Indian drivers such as those represented by SDAD are acutely aware that the stability, durability and security of work and life have not come from contracted formal employment. Interestingly, the protesting drivers do not claim rights or redressal based on their labour and hard work; they expect the State to hold corporations like Uber and Ola to account for their marketing ploys. There is much to criticise about Uber or Ola, but it is simplistic to indict the very model of micro-entrepreneurship or argue that, behind all the marketing lingo, it is essentially a manipulative employment relationship. This ignores the fact that self-employment and micro-entrepreneurship have characterised how generations of informal workers in Indian cities have worked.

In the future, groups like SDAD will face the same issue that all driver associations do, and as most worker movements in India do – how to get the protesting drivers to forgo earnings for protest. Meanwhile, car-owner-drivers associations are springing up across the country – from the Telangana Four Wheeler Driver's Association to the Delhi Commercial Driver's Union – and each will have to grapple with the specific challenges of their local economies and questions about the future of work in India's digital economy.

Our confusion in knowing whether platform drivers are entrepreneurs, exploited workers or asset owners who have been defrauded has led many to analyse these strikes and this new form of work through older tropes of labour against capital, or state against worker.
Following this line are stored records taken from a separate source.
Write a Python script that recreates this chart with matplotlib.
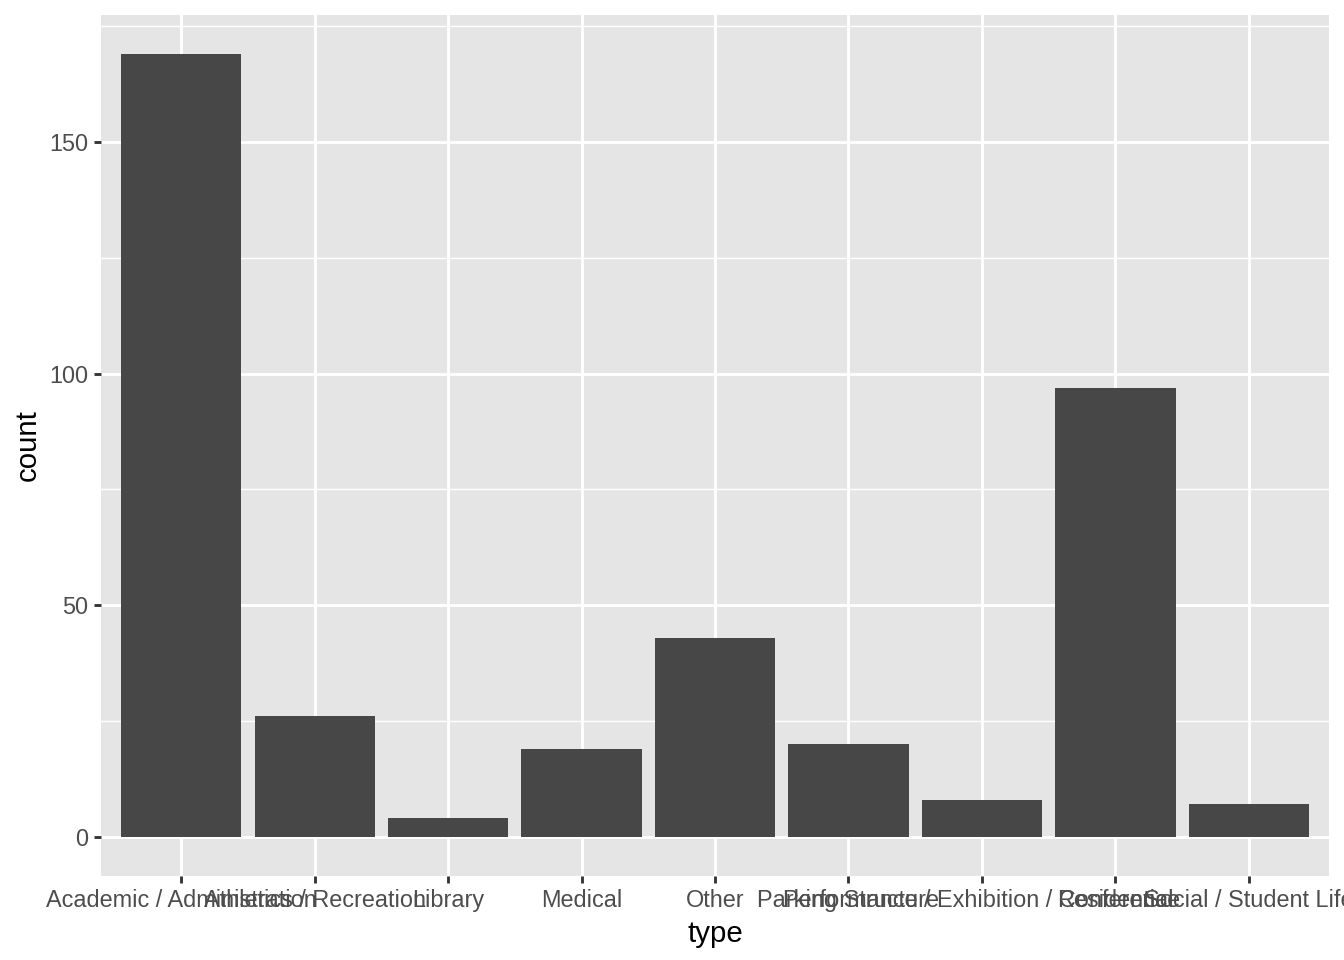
import os

os.environ.setdefault("MPLBACKEND", "Agg")

import matplotlib.pyplot as plt
from matplotlib.ticker import MultipleLocator

types = [
    "Academic / Administration",
    "Athletics / Recreation",
    "Library",
    "Medical",
    "Other",
    "Parking Structure",
    "Performance / Exhibition / Conference",
    "Residential",
    "Social / Student Life",
]
counts = [169, 26, 4, 19, 43, 20, 8, 97, 7]

plt.rcParams["font.family"] = ["Liberation Sans", "DejaVu Sans"]

fig = plt.figure(figsize=(7, 5), dpi=192)
ax = fig.add_axes([101 / 1344, 84 / 960, 1228 / 1344, 861 / 960])
ax.set_facecolor("#E5E5E5")

x = list(range(1, len(types) + 1))
ax.bar(x, counts, width=0.9, color="#474747", zorder=3)

ymax = max(counts)
ax.set_xlim(0.4, len(types) + 0.6)
ax.set_ylim(-0.05 * ymax, 1.05 * ymax)

ax.set_xticks(x)
ax.set_xticklabels(types)
ax.yaxis.set_major_locator(MultipleLocator(50))
ax.yaxis.set_minor_locator(MultipleLocator(25))

ax.grid(which="major", color="white", linewidth=1.07, zorder=1)
ax.grid(which="minor", axis="y", color="white", linewidth=0.53, zorder=1)
ax.set_axisbelow(True)

for s in ax.spines.values():
    s.set_visible(False)

ax.tick_params(which="major", length=2.75, width=1.07, color="#333333",
               labelsize=8.8, labelcolor="#4D4D4D", pad=2.2)
ax.tick_params(which="minor", length=0)

ax.set_xlabel("type", fontsize=11, color="black", labelpad=2.75)
ax.set_ylabel("count", fontsize=11, color="black", labelpad=2.75)

fig.savefig("out.png", dpi=192)
plt.close(fig)
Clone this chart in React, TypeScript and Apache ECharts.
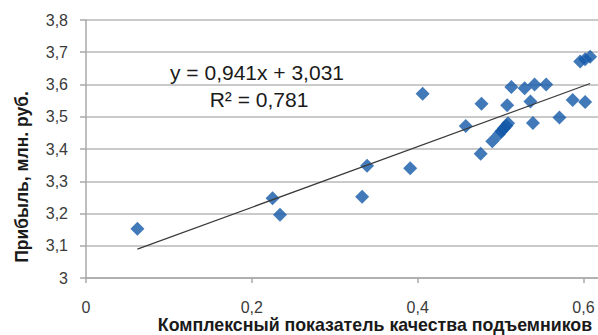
import React, { useEffect, useRef } from "react";
import * as echarts from "echarts";

const xValues = [0.062, 0.225, 0.234, 0.333, 0.339, 0.391, 0.406, 0.458, 0.476, 0.477, 0.490, 0.498, 0.501, 0.504, 0.507, 0.509, 0.508, 0.513, 0.529, 0.536, 0.539, 0.541, 0.555, 0.571, 0.587, 0.602, 0.596, 0.602, 0.608];
const yValues = [3.153, 3.247, 3.196, 3.252, 3.348, 3.340, 3.571, 3.471, 3.385, 3.540, 3.424, 3.446, 3.455, 3.464, 3.472, 3.480, 3.536, 3.592, 3.588, 3.547, 3.481, 3.600, 3.600, 3.498, 3.552, 3.546, 3.671, 3.678, 3.686];
const slope = 0.941;
const intercept = 3.031;
const trendX = [0.062, 0.608];
const xTicks = [0, 0.2, 0.4, 0.6];
const equationText = "y = 0,941x + 3,031";
const r2Text = "R² = 0,781";
const xTitle = "Комплексный показатель качества подъемников";
const yTitle = "Прибыль, млн. руб.";

const fmt = (v: number) => String(+Number(v).toFixed(1)).replace(".", ",");

export default function App() {
  const ref = useRef<HTMLDivElement>(null);
  useEffect(() => {
    if (!ref.current) return;
    const chart = echarts.init(ref.current, null, { renderer: "svg" });
    const font = "Liberation Sans, Arial, sans-serif";
    chart.setOption({
      animation: false,
      grid: { left: 86, right: 0, top: 20, bottom: 57, containLabel: false },
      xAxis: {
        type: "value",
        min: 0,
        max: 0.6175,
        interval: 0.2,
        axisLine: { show: true, lineStyle: { color: "#a8a8a8", width: 1.5 } },
        axisTick: { show: true, inside: false, length: 5, customValues: xTicks, lineStyle: { color: "#a8a8a8", width: 1.5 } },
        axisLabel: { customValues: xTicks, formatter: fmt, fontSize: 16, color: "#3a3a3a", fontFamily: font, margin: 21 },
        splitLine: { show: false },
      },
      yAxis: {
        type: "value",
        min: 3,
        max: 3.8,
        interval: 0.1,
        axisLine: { show: true, lineStyle: { color: "#a8a8a8", width: 1.5 } },
        axisTick: { show: true, length: 6, lineStyle: { color: "#a8a8a8", width: 1.5 } },
        axisLabel: { formatter: fmt, fontSize: 16, color: "#3a3a3a", fontFamily: font, margin: 18 },
        splitLine: { show: true, lineStyle: { color: "#b8b8b8", width: 1.5 } },
      },
      series: [
        {
          type: "line",
          data: trendX.map((x) => [x, slope * x + intercept]),
          showSymbol: false,
          symbol: "none",
          lineStyle: { color: "#3a3a3a", width: 1.2 },
          z: 3,
        },
        {
          type: "scatter",
          data: xValues.map((x, i) => [x, yValues[i]]),
          symbol: "diamond",
          symbolSize: 14,
          itemStyle: { color: "#1158a8" },
          z: 2,
        },
      ],
      graphic: [
        {
          type: "text",
          x: 257,
          y: 72,
          style: { text: equationText, fontSize: 21, fontFamily: font, fill: "#1a1a1a", align: "center", verticalAlign: "middle" },
        },
        {
          type: "text",
          x: 259,
          y: 99,
          style: { text: r2Text, fontSize: 21, fontFamily: font, fill: "#1a1a1a", align: "center", verticalAlign: "middle" },
        },
        {
          type: "text",
          x: 375,
          y: 325,
          style: { text: xTitle, fontSize: 17.8, fontWeight: "bold", fontFamily: font, fill: "#1a1a1a", align: "center", verticalAlign: "middle" },
        },
        {
          type: "text",
          x: 22,
          y: 177,
          rotation: Math.PI / 2,
          style: { text: yTitle, fontSize: 17.5, fontWeight: "bold", fontFamily: font, fill: "#1a1a1a", align: "center", verticalAlign: "middle" },
        },
      ],
    });
    return () => chart.dispose();
  }, []);
  return <div ref={ref} style={{ width: 598, height: 335, position: "absolute", left: 0, top: 0 }} />;
}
However, these reflect neither the drivers' nor the company's demands.

Is perhaps the consumer court the right place for the next Uber and Ola driver battle to be won? Where does an entrepreneur take their public grievances with various players in the value chain? How can we use legal precedence for penalising companies with misleading marketing campaigns? Entrepreneurs in India have safeguards against bankruptcy, and, not much else. Given the pace at which technological innovations are disrupting the notion of work and entrepreneurship, a comprehensive set of legislations and policies to protect this new worker-entrepreneur has become necessary.